Luciana de Souza Leão, "Optics of the State: The Politics of Making Poverty Visible in Brazil and Mexico"

Hybrid: The Graduate Hotel, California Room & via Zoom

Sociological studies stress how state legibility serves as a form of population control. Often overlooked is how states differ in their will to control, and how this variation shapes legibility projects. This research proposes a three-dimensional analytical framework to study legibility from a comparative perspective that seeks to account for this variation. I illustrate the usefulness of this framework through an in-depth analysis of how Brazil and Mexico rendered poor individuals visible in order to implement conditional cash transfer programs (or CCTs). In the mid-1990s, these two states implemented the same policy, facing very similar challenges; yet, they adopted different solutions for governing their respective CCT programs and making poor families visible. Drawing on the analysis of approximately 15,000 pages of official documents, 125 in-depth interviews with bureaucratic and political elites, and 18 months of fieldwork in Brazil and Mexico, this article reveals the political and governance effects of distinct methods of seeing like a state. Specifically, I show that the differences and consequences of legibility projects depended on the politics of legitimation of each CCT program and had the unanticipated effect of making the state itself visible to broader publics and thus subject to intense scrutiny.

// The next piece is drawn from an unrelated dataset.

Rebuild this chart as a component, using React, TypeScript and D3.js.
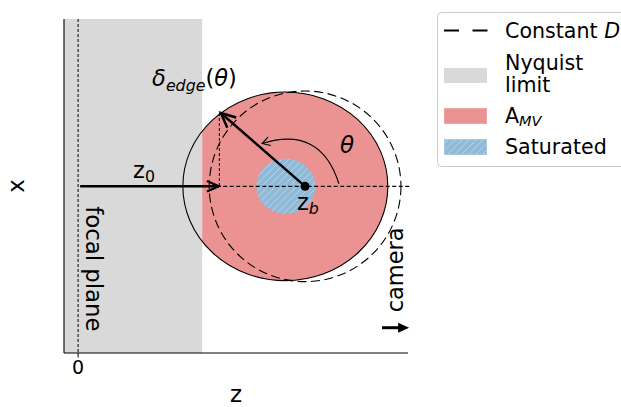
import React from 'react';
import * as d3 from 'd3';

// figure layout
const width = 621;
const height = 407;
const plot = { left: 64, right: 408, top: 19, bottom: 353 };

// axis domains and ticks
const zDomain = [-0.1, 2.34];
const xDomain = [-1.285, 1.29];
const zTicks = [0];
const zTickLabels = ['0'];

// geometry of the sketch (data units)
const focalPlane = 0;
const nyquistLimit = 0.88;
const zB = 1.61;
const circleNames = ['dof', 'constantD', 'saturated'];
const circleCenterZ = [1.47, 1.61, 1.473];
const circleRadiusZ = [0.727, 0.68, 0.209];
const circleRadiusX = [0.727, 0.735, 0.213];
const edgeAngleDeg = 129;
const thetaArcFrom = [1.85, 0.02];
const thetaArcTo = [1.305, 0.33];
const thetaArcRad = 0.5;
const lineEndZ = 2.36;
const cameraArrowZ = [2.156, 2.348];
const cameraArrowX = -1.09;

// text anchors (data units)
const deltaLabelPos = [0.525, 0.773];
const z0LabelPos = [0.39, 0.065];
const zbLabelPos = [1.553, -0.184];
const thetaLabelPos = [1.858, 0.257];
const focalLabelPos = [0.057, -0.153];
const cameraLabelPos = [2.305, -0.644];

const legendLabels = ['Constant', 'Nyquist', 'limit', 'A', 'Saturated'];

const FONT = 'DejaVu Sans';
const GRAY = '#d9d9d9';
const PINK = '#eb9393';
const BLUE = '#8fbbd9';

function openHead(tip, from, len, deg) {
    const dx = tip[0] - from[0];
    const dy = tip[1] - from[1];
    const d = Math.hypot(dx, dy);
    const ux = dx / d, uy = dy / d;
    const a = (deg * Math.PI) / 180;
    const p = (s) => [
        tip[0] - len * (ux * Math.cos(a) - s * uy * Math.sin(a)),
        tip[1] - len * (uy * Math.cos(a) + s * ux * Math.sin(a)),
    ];
    const [a1, a2] = [p(1), p(-1)];
    return `M${a1[0]},${a1[1]}L${tip[0]},${tip[1]}L${a2[0]},${a2[1]}`;
}

export default function App() {
    const zScale = d3.scaleLinear().domain(zDomain).range([plot.left, plot.right]);
    const xScale = d3.scaleLinear().domain(xDomain).range([plot.bottom, plot.top]);
    const pt = ([z, x]) => [zScale(z), xScale(x)];

    const circles = circleNames.map((name, i) => ({
        name,
        cx: zScale(circleCenterZ[i]),
        cy: xScale(0),
        rx: zScale(circleRadiusZ[i]) - zScale(0),
        ry: xScale(0) - xScale(circleRadiusX[i]),
    }));
    const [dof, constD, sat] = circles;

    const a = (edgeAngleDeg * Math.PI) / 180;
    const edge = [
        circleCenterZ[0] + circleRadiusZ[0] * Math.cos(a),
        circleRadiusX[0] * Math.sin(a),
    ];
    const edgeP = pt(edge);
    const zbP = pt([zB, 0]);

    // theta arc like matplotlib arc3
    const p1 = pt(thetaArcFrom);
    const p2 = pt(thetaArcTo);
    const mx = (p1[0] + p2[0]) / 2;
    const my = (p1[1] + p2[1]) / 2;
    const ddx = p2[0] - p1[0];
    const ddy = -(p2[1] - p1[1]);
    const ctrl = [mx + thetaArcRad * ddy, my + thetaArcRad * ddx];
    const arc = d3.path();
    arc.moveTo(p1[0], p1[1]);
    arc.quadraticCurveTo(ctrl[0], ctrl[1], p2[0], p2[1]);

    const nyqX = zScale(nyquistLimit);
    const y0 = xScale(0);
    const z0Start = pt([0.015, 0]);

    const camA = pt([cameraArrowZ[0], cameraArrowX]);
    const camB = pt([cameraArrowZ[1], cameraArrowX]);

    const txt = { fontFamily: FONT, fill: '#000' };

    return (
        <svg width={width} height={height} style={{ position: 'absolute', left: 0, top: 0 }}>
            <defs>
                <pattern id="hatch" patternUnits="userSpaceOnUse" width={7} height={7}>
                    <rect width={7} height={7} fill={BLUE} />
                    <path d="M0,7L7,0M-1,1L1,-1M6,8L8,6" stroke="#b5d2e7" strokeWidth={1} />
                </pattern>
                <clipPath id="rightOfNyq">
                    <rect x={nyqX} y={plot.top} width={plot.right - nyqX + 20} height={plot.bottom - plot.top} />
                </clipPath>
                <clipPath id="legendClip">
                    <rect x={0} y={0} width={width} height={height} />
                </clipPath>
            </defs>
            <rect width={width} height={height} fill="#fff" />

            {/* Nyquist limit */}
            <rect x={plot.left} y={plot.top} width={nyqX - plot.left} height={plot.bottom - plot.top} fill={GRAY} />

            {/* A_MV */}
            <ellipse cx={dof.cx} cy={dof.cy} rx={dof.rx} ry={dof.ry} fill={PINK} clipPath="url(#rightOfNyq)" />
            {/* saturated */}
            <ellipse cx={sat.cx} cy={sat.cy} rx={sat.rx} ry={sat.ry} fill="url(#hatch)" />

            <ellipse cx={dof.cx} cy={dof.cy} rx={dof.rx} ry={dof.ry} fill="none" stroke="#000" strokeWidth={1.1} />
            <ellipse cx={constD.cx} cy={constD.cy} rx={constD.rx} ry={constD.ry} fill="none" stroke="#000"
                strokeWidth={1.1} strokeDasharray="9,4.5" />

            {/* focal plane */}
            <line x1={zScale(focalPlane)} x2={zScale(focalPlane)} y1={plot.top} y2={plot.bottom}
                stroke="#000" strokeWidth={1} strokeDasharray="3,2" />
            {/* optical axis */}
            <line x1={z0Start[0]} x2={zScale(lineEndZ)} y1={y0} y2={y0} stroke="#000" strokeWidth={1.2} strokeDasharray="4,2.5" />
            {/* edge projection */}
            <line x1={edgeP[0] - 1.5} x2={edgeP[0] - 1.5} y1={edgeP[1]} y2={y0} stroke="#000" strokeWidth={1} strokeDasharray="3,2" />

            {/* z0 arrow */}
            <line x1={z0Start[0]} x2={edgeP[0] - 2} y1={y0} y2={y0} stroke="#000" strokeWidth={2.5} />
            <path d={openHead([edgeP[0] - 2, y0], z0Start, 13, 24)} fill="none" stroke="#000" strokeWidth={2.2} />

            {/* delta arrow */}
            <line x1={zbP[0]} y1={zbP[1]} x2={edgeP[0]} y2={edgeP[1]} stroke="#000" strokeWidth={2.5} />
            <path d={openHead(edgeP, zbP, 16, 25)} fill="none" stroke="#000" strokeWidth={2.5} />
            <circle cx={zbP[0]} cy={zbP[1]} r={4.5} fill="#000" />

            {/* theta arc */}
            <path d={arc.toString()} fill="none" stroke="#000" strokeWidth={1.1} />
            <path d={openHead(p2, ctrl, 9, 30)} fill="none" stroke="#000" strokeWidth={1.1} />

            {/* camera arrow */}
            <line x1={camA[0]} x2={camB[0] - 8} y1={camA[1]} y2={camA[1]} stroke="#000" strokeWidth={3} />
            <path d={`M${camB[0]},${camB[1]}L${camB[0] - 11},${camB[1] - 5}L${camB[0] - 11},${camB[1] + 5}Z`} fill="#000" />

            {/* spines */}
            <line x1={plot.left} x2={plot.left} y1={plot.top} y2={plot.bottom} stroke="#000" strokeWidth={1.1} />
            <line x1={plot.left} x2={plot.right} y1={plot.bottom} y2={plot.bottom} stroke="#000" strokeWidth={1.1} />
            {zTicks.map((t, i) => (
                <g key={t}>
                    <line x1={zScale(t)} x2={zScale(t)} y1={plot.bottom} y2={plot.bottom + 4.5} stroke="#000" strokeWidth={1} />
                    <text x={zScale(t)} y={plot.bottom + 21} fontSize={19} textAnchor="middle" {...txt}>{zTickLabels[i]}</text>
                </g>
            ))}
            <text x={(plot.left + plot.right) / 2} y={402} fontSize={23} textAnchor="middle" {...txt}>z</text>
            <text transform={`translate(24,186) rotate(-90)`} fontSize={23} textAnchor="middle" {...txt}>x</text>

            {/* annotations */}
            <text x={zScale(deltaLabelPos[0])} y={xScale(deltaLabelPos[1])} fontSize={22.5} {...txt}>
                <tspan fontStyle="italic">δ</tspan>
                <tspan fontStyle="italic" fontSize={15.8} dy={5}>edge</tspan>
                <tspan dy={-5}>(</tspan>
                <tspan fontStyle="italic">θ</tspan>
                <tspan>)</tspan>
            </text>
            <text x={zScale(z0LabelPos[0])} y={xScale(z0LabelPos[1])} fontSize={22.5} {...txt}>
                z<tspan fontSize={15.8} dy={4}>0</tspan>
            </text>
            <text x={zScale(zbLabelPos[0])} y={xScale(zbLabelPos[1])} fontSize={22.5} {...txt}>
                z<tspan fontSize={15.8} dy={4} fontStyle="italic">b</tspan>
            </text>
            <text x={zScale(thetaLabelPos[0])} y={xScale(thetaLabelPos[1])} fontSize={23} fontStyle="italic" {...txt}>θ</text>
            <text transform={`translate(${zScale(focalLabelPos[0])},${xScale(focalLabelPos[1])}) rotate(90)`}
                fontSize={22.8} {...txt}>focal plane</text>
            <text transform={`translate(${zScale(cameraLabelPos[0])},${xScale(cameraLabelPos[1])}) rotate(-90)`}
                fontSize={22.5} textAnchor="middle" {...txt}>camera</text>

            {/* legend */}
            <g clipPath="url(#legendClip)">
                <rect x={437.5} y={12.5} width={200} height={154} rx={4} fill="#fff" fillOpacity={0.8} stroke="#cccccc" strokeWidth={1} />
                <line x1={444} x2={488} y1={30.5} y2={30.5} stroke="#000" strokeWidth={1.8} strokeDasharray="15,13.5" />
                <text x={505} y={38} fontSize={20.6} {...txt}>
                    {legendLabels[0]} <tspan fontStyle="italic">D</tspan>
                </text>
                <rect x={444} y={68} width={43} height={15} fill={GRAY} />
                <text x={505} y={70} fontSize={20.6} {...txt}>{legendLabels[1]}</text>
                <text x={505} y={92} fontSize={20.6} {...txt}>{legendLabels[2]}</text>
                <rect x={444.5} y={108.5} width={42} height={15} fill={PINK} stroke="#f0a5a5" strokeWidth={1} />
                <text x={505} y={123} fontSize={20.6} {...txt}>
                    {legendLabels[3]}<tspan fontSize={14.5} fontStyle="italic" dy={3}>MV</tspan>
                </text>
                <rect x={444.5} y={139.5} width={42} height={15} fill="url(#hatch)" stroke="#a6c8e0" strokeWidth={1} />
                <text x={505} y={154} fontSize={20.6} {...txt}>{legendLabels[4]}</text>
            </g>
        </svg>
    );
}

Luciana de Souza Leão is an Assistant Professor in the Sociology Department at the University of Michigan. De Souza Leão is a political and comparative sociologist with broad interests in knowledge-making processes, racial inequalities and the state. Her work has appeared in the American Journal of Sociology, the British Journal of Sociology, Politics & Society, Theory and Society, among other publications. She is currently working on a book, tentatively titled, Manufacturing Legitimacy: the Politics of Giving Money to the Poor in Brazil and Mexico, which examines how politics, measurement practices, and expertise shape anti-poverty programs in Latin America.